═══ Input data

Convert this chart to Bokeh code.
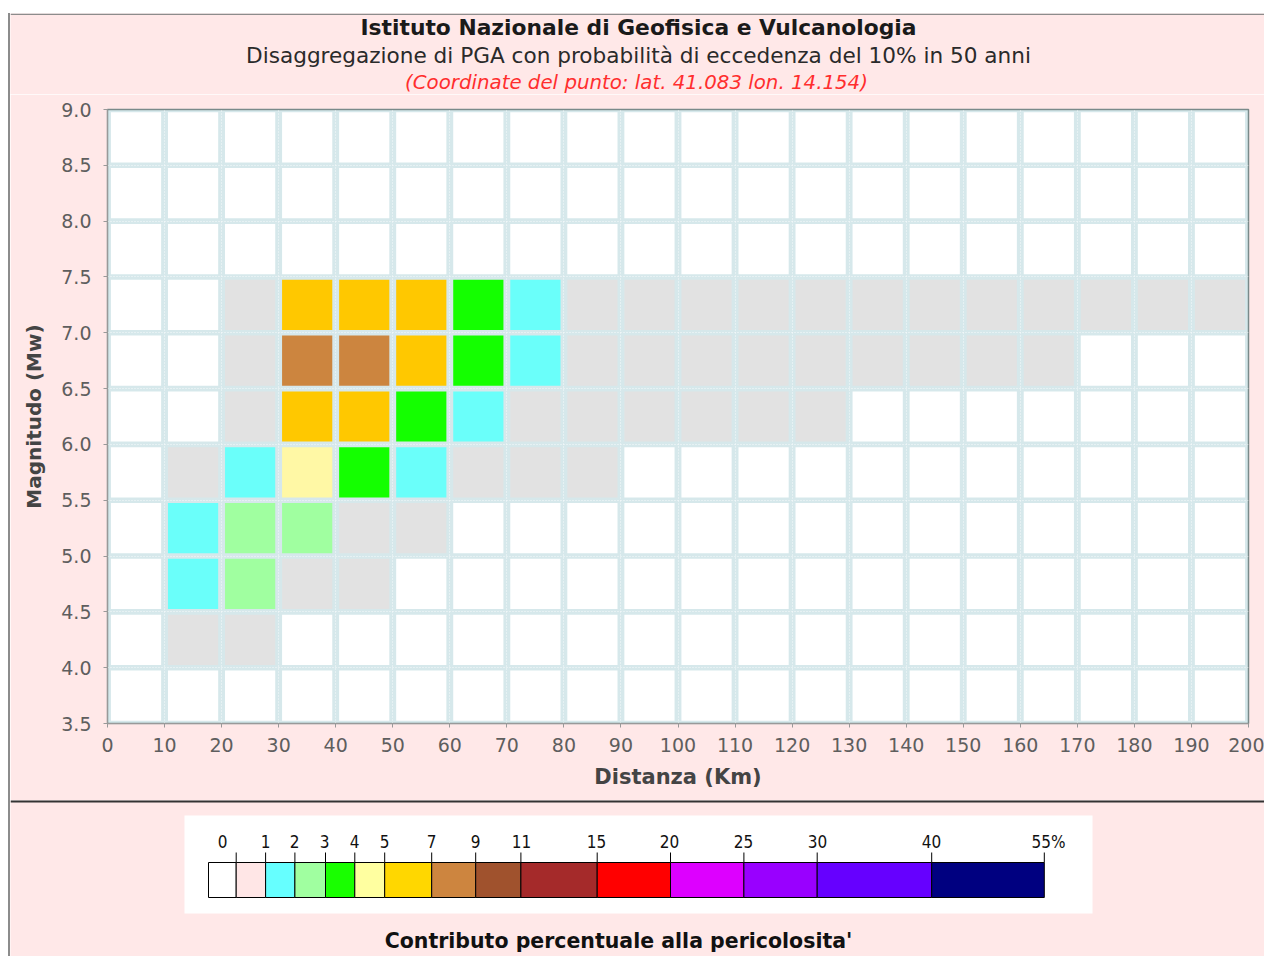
from bokeh.plotting import figure
from bokeh.models import Range1d, FixedTicker, PrintfTickFormatter, ColumnDataSource, Spacer
from bokeh.layouts import column, row
from bokeh.core.properties import value
from bokeh.embed import file_html
from bokeh.resources import INLINE
import numpy as np

# ---------------- data ----------------
distance_bins = [5, 15, 25, 35, 45, 55, 65, 75, 85, 95, 105, 115, 125, 135, 145, 155, 165, 175, 185, 195]
distance_ticks = [0, 10, 20, 30, 40, 50, 60, 70, 80, 90, 100, 110, 120, 130, 140, 150, 160, 170, 180, 190, 200]
magnitude_ticks = [3.5, 4.0, 4.5, 5.0, 5.5, 6.0, 6.5, 7.0, 7.5, 8.0, 8.5, 9.0]

# percent contribution per distance bin, one list per magnitude bin (bin centre)
mw_3_75 = [0, 0, 0, 0, 0, 0, 0, 0, 0, 0, 0, 0, 0, 0, 0, 0, 0, 0, 0, 0]
mw_4_25 = [0, 0.4, 0.3, 0, 0, 0, 0, 0, 0, 0, 0, 0, 0, 0, 0, 0, 0, 0, 0, 0]
mw_4_75 = [0, 1.4, 2.2, 0.6, 0.3, 0, 0, 0, 0, 0, 0, 0, 0, 0, 0, 0, 0, 0, 0, 0]
mw_5_25 = [0, 1.3, 2.4, 2.1, 0.8, 0.3, 0, 0, 0, 0, 0, 0, 0, 0, 0, 0, 0, 0, 0, 0]
mw_5_75 = [0, 0.7, 1.6, 4.4, 3.3, 1.5, 0.7, 0.4, 0.2, 0, 0, 0, 0, 0, 0, 0, 0, 0, 0, 0]
mw_6_25 = [0, 0, 0.8, 6.3, 6.0, 3.8, 1.8, 0.9, 0.6, 0.4, 0.3, 0.2, 0.1, 0, 0, 0, 0, 0, 0, 0]
mw_6_75 = [0, 0, 0.9, 7.6, 7.2, 5.9, 3.6, 1.9, 0.9, 0.6, 0.5, 0.4, 0.3, 0.3, 0.2, 0.1, 0.1, 0, 0, 0]
mw_7_25 = [0, 0, 0.8, 6.4, 6.7, 5.6, 3.7, 1.8, 0.9, 0.7, 0.6, 0.5, 0.4, 0.3, 0.3, 0.2, 0.2, 0.1, 0.1, 0.1]
mw_7_75 = [0, 0, 0, 0, 0, 0, 0, 0, 0, 0, 0, 0, 0, 0, 0, 0, 0, 0, 0, 0]
mw_8_25 = [0, 0, 0, 0, 0, 0, 0, 0, 0, 0, 0, 0, 0, 0, 0, 0, 0, 0, 0, 0]
mw_8_75 = [0, 0, 0, 0, 0, 0, 0, 0, 0, 0, 0, 0, 0, 0, 0, 0, 0, 0, 0, 0]

magnitude_bins = [3.75, 4.25, 4.75, 5.25, 5.75, 6.25, 6.75, 7.25, 7.75, 8.25, 8.75]
rows = [mw_3_75, mw_4_25, mw_4_75, mw_5_25, mw_5_75, mw_6_25, mw_6_75, mw_7_25, mw_7_75, mw_8_25, mw_8_75]

# legend classes (upper bounds, %)
class_bounds = [0, 1, 2, 3, 4, 5, 7, 9, 11, 15, 20, 25, 30, 40, 55]
class_labels = ["0", "1", "2", "3", "4", "5", "7", "9", "11", "15", "20", "25", "30", "40", "55%"]

title_lines = ["Istituto Nazionale di Geofisica e Vulcanologia",
               "Disaggregazione di PGA con probabilità di eccedenza del 10% in 50 anni",
               "(Coordinate del punto: lat. 41.083 lon. 14.154)"]
legend_title = "Contributo percentuale alla pericolosita'"

# ---------------- styles ----------------
legend_colors = ["#FFFFFF", "#FFE6E6", "#66FFFF", "#A0FFA0", "#19FF00", "#FFFFA0", "#FFD700", "#CD853F",
                 "#A0522D", "#A52A2A", "#FF0000", "#DD00FF", "#9900FF", "#6600FF", "#000080"]
cell_colors = ["#FFFFFF", "#E2E2E2", "#6AFFFA", "#A0FFA0", "#14FF00", "#FFF8A5", "#FFC800", "#CC853F",
               "#A0522D", "#A52A2A", "#FF0000", "#DD00FF", "#9900FF", "#6600FF", "#000080"]
legend_edges_px = [208, 235.7, 265.1, 294.4, 325, 354.3, 384.2, 431.2, 475.2, 520.4, 596.7, 670, 743.4, 816.7, 931.2, 1043.8]
legend_label_px = [222, 265, 294, 324, 354, 384, 431, 475, 521, 596, 669, 743, 817, 931, 1031]
PINK = "#FFE8E8"
BORDER = "#8C8C8C"
FONT = "DejaVu Sans"
COND = "DejaVu Sans Condensed"

# ---------------- build cells ----------------
xs, ys, vals, cols = [], [], [], []
for mw, row_vals in zip(magnitude_bins, rows):
    for d, v in zip(distance_bins, row_vals):
        xs.append(d)
        ys.append(mw)
        vals.append(v)
        idx = 0 if v <= 0 else int(np.searchsorted(class_bounds, v, side="left"))
        cols.append(cell_colors[min(idx, len(cell_colors) - 1)])
src = ColumnDataSource(dict(x=xs, y=ys, v=vals, c=cols))

# ---------------- title figure ----------------
tf = figure(width=1254, height=81, x_range=Range1d(10, 1264), y_range=Range1d(94, 13),
            output_backend="svg", toolbar_location=None, min_border=0, frame_align=False,
            background_fill_color=PINK, border_fill_color=PINK, outline_line_color=None)
tf.axis.visible = False
tf.grid.visible = False
tf.quad(left=[10], right=[1264], top=[13], bottom=[14.5], fill_color=BORDER, line_color=None)
tf.text(x=[638], y=[27], text=[title_lines[0]], text_font=value(FONT), text_font_style="bold",
        text_font_size="21.8px", text_color="#1A1A1A", text_align="center", text_baseline="middle")
tf.text(x=[638], y=[55], text=[title_lines[1]], text_font=value(FONT), text_font_size="21.6px",
        text_color="#2A2A2A", text_align="center", text_baseline="middle")
tf.text(x=[636], y=[82], text=[title_lines[2]], text_font=value(FONT), text_font_style="italic",
        text_font_size="19.8px", text_color="#FF2E2E", text_align="center", text_baseline="middle")

# ---------------- main figure ----------------
p = figure(width=1254, height=706, x_range=Range1d(0, 200), y_range=Range1d(3.5, 9.0),
           output_backend="svg", toolbar_location=None, frame_align=False,
           min_border_left=97, min_border_right=16, min_border_top=15, min_border_bottom=77,
           background_fill_color="#D6E8EB", border_fill_color=PINK,
           outline_line_color="#7A8A8A", outline_line_width=1.5)

p.rect(x="x", y="y", width=8.8, height=0.45, fill_color="c", line_color=None, source=src)

p.xgrid.ticker = FixedTicker(ticks=distance_ticks)
p.ygrid.ticker = FixedTicker(ticks=magnitude_ticks)
for g in (p.xgrid, p.ygrid):
    g.grid_line_color = "#FFFFFF"
    g.grid_line_dash = "1 2"
    g.grid_line_alpha = 0.8

p.xaxis.ticker = FixedTicker(ticks=distance_ticks)
p.yaxis.ticker = FixedTicker(ticks=magnitude_ticks)
p.yaxis.formatter = PrintfTickFormatter(format="%.1f")
for ax in (p.xaxis, p.yaxis):
    ax.axis_line_color = "#999999"
    ax.major_tick_line_color = "#999999"
    ax.minor_tick_line_color = None
    ax.major_tick_out = 4
    ax.major_tick_in = 0
    ax.major_label_text_font = FONT
    ax.major_label_text_font_size = "19px"
    ax.major_label_text_color = "#5E5E5E"
    ax.axis_label_text_font = FONT
    ax.axis_label_text_font_style = "bold"
    ax.axis_label_text_color = "#444444"
p.xaxis.axis_label_text_font_size = "21px"
p.yaxis.axis_label_text_font_size = "20px"
p.xaxis.axis_label = "Distanza (Km)"
p.yaxis.axis_label = "Magnitudo (Mw)"
p.xaxis.major_label_standoff = 10
p.yaxis.major_label_standoff = 12
p.xaxis.axis_label_standoff = 10
p.yaxis.axis_label_standoff = 12

# ---------------- legend figure ----------------
leg = figure(width=1254, height=156, x_range=Range1d(10, 1264), y_range=Range1d(956, 800),
             output_backend="svg", toolbar_location=None, min_border=0, frame_align=False,
             background_fill_color=PINK, border_fill_color=PINK, outline_line_color=None)
leg.axis.visible = False
leg.grid.visible = False

leg.quad(left=[10], right=[1264], top=[799.5], bottom=[802], fill_color="#333333", line_color=None)
leg.quad(left=[184], right=[1092], top=[815], bottom=[913], fill_color="#FFFFFF", line_color=None)

lsrc = ColumnDataSource(dict(left=legend_edges_px[:-1], right=legend_edges_px[1:], color=legend_colors))
leg.quad(left="left", right="right", top=862, bottom=897, fill_color="color", line_color="#000000",
         line_width=1, source=lsrc)
n_ticks = len(legend_edges_px) - 1
leg.segment(x0=legend_edges_px[1:], y0=[862] * n_ticks, x1=legend_edges_px[1:], y1=[852] * n_ticks,
            line_color="#000000", line_width=1)
align = ["center"] * (len(class_labels) - 1) + ["left"]
leg.text(x=legend_label_px, y=[841] * len(class_labels), text=class_labels,
         text_font=value(COND), text_font_size="17px", text_color="#111111",
         text_align=align, text_baseline="middle")
leg.text(x=[618], y=[940], text=[legend_title],
         text_font=value(FONT), text_font_style="bold", text_font_size="20.5px",
         text_color="#111111", text_align="center", text_baseline="middle")

left_border = Spacer(width=2, height=943, styles={"background-color": BORDER})
layout = row(Spacer(width=8, height=956),
             column(Spacer(width=2, height=13), left_border),
             column(Spacer(width=1254, height=13), tf, p, leg))
open("out.html", "w").write(file_html(layout, INLINE))
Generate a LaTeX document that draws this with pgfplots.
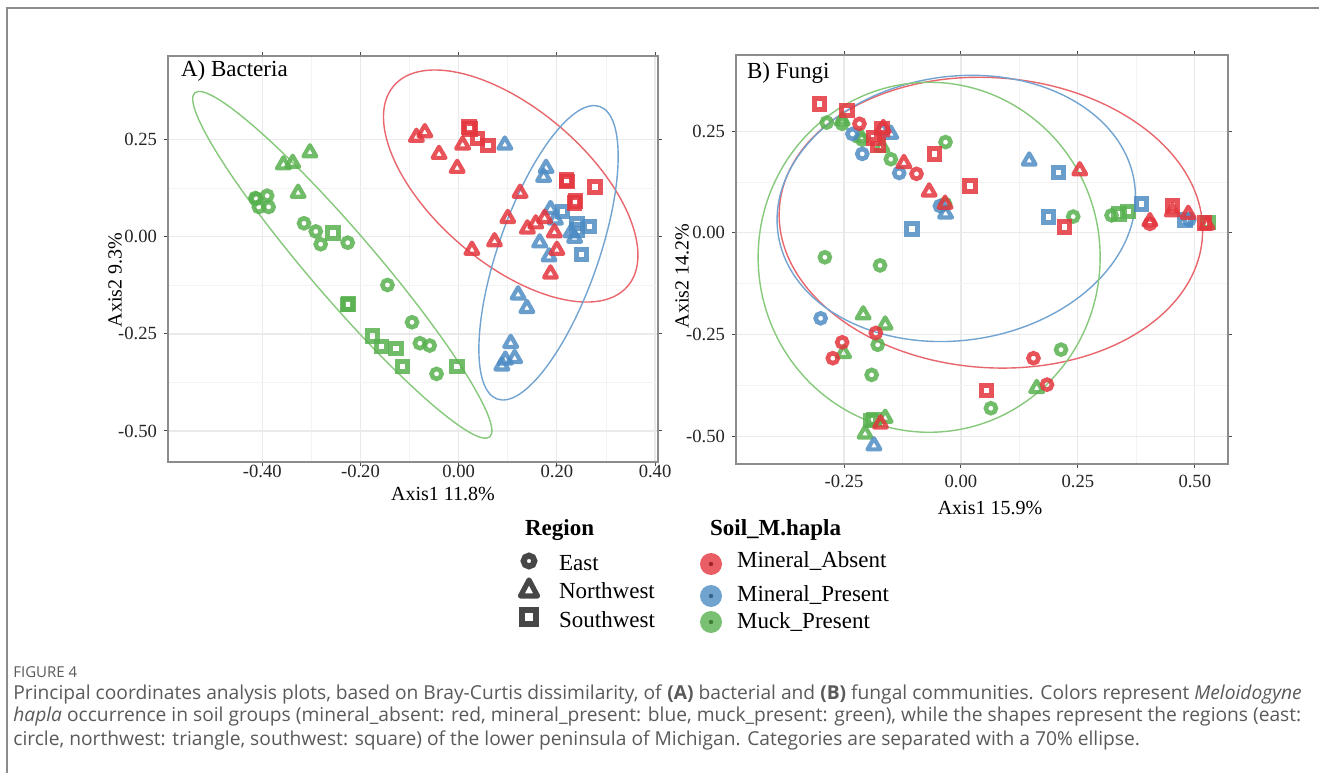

══════

= Description of the task =
From the first line above to the line containing "import numpy as np", repeat each line exactly. Pictures stay out.

= Answer to this task =
Convert this chart to Bokeh code.
from bokeh.plotting import figure
from bokeh.models import Range1d, FixedTicker, PrintfTickFormatter, ColumnDataSource, Spacer
from bokeh.layouts import column, row
from bokeh.core.properties import value
from bokeh.embed import file_html
from bokeh.resources import INLINE
import numpy as np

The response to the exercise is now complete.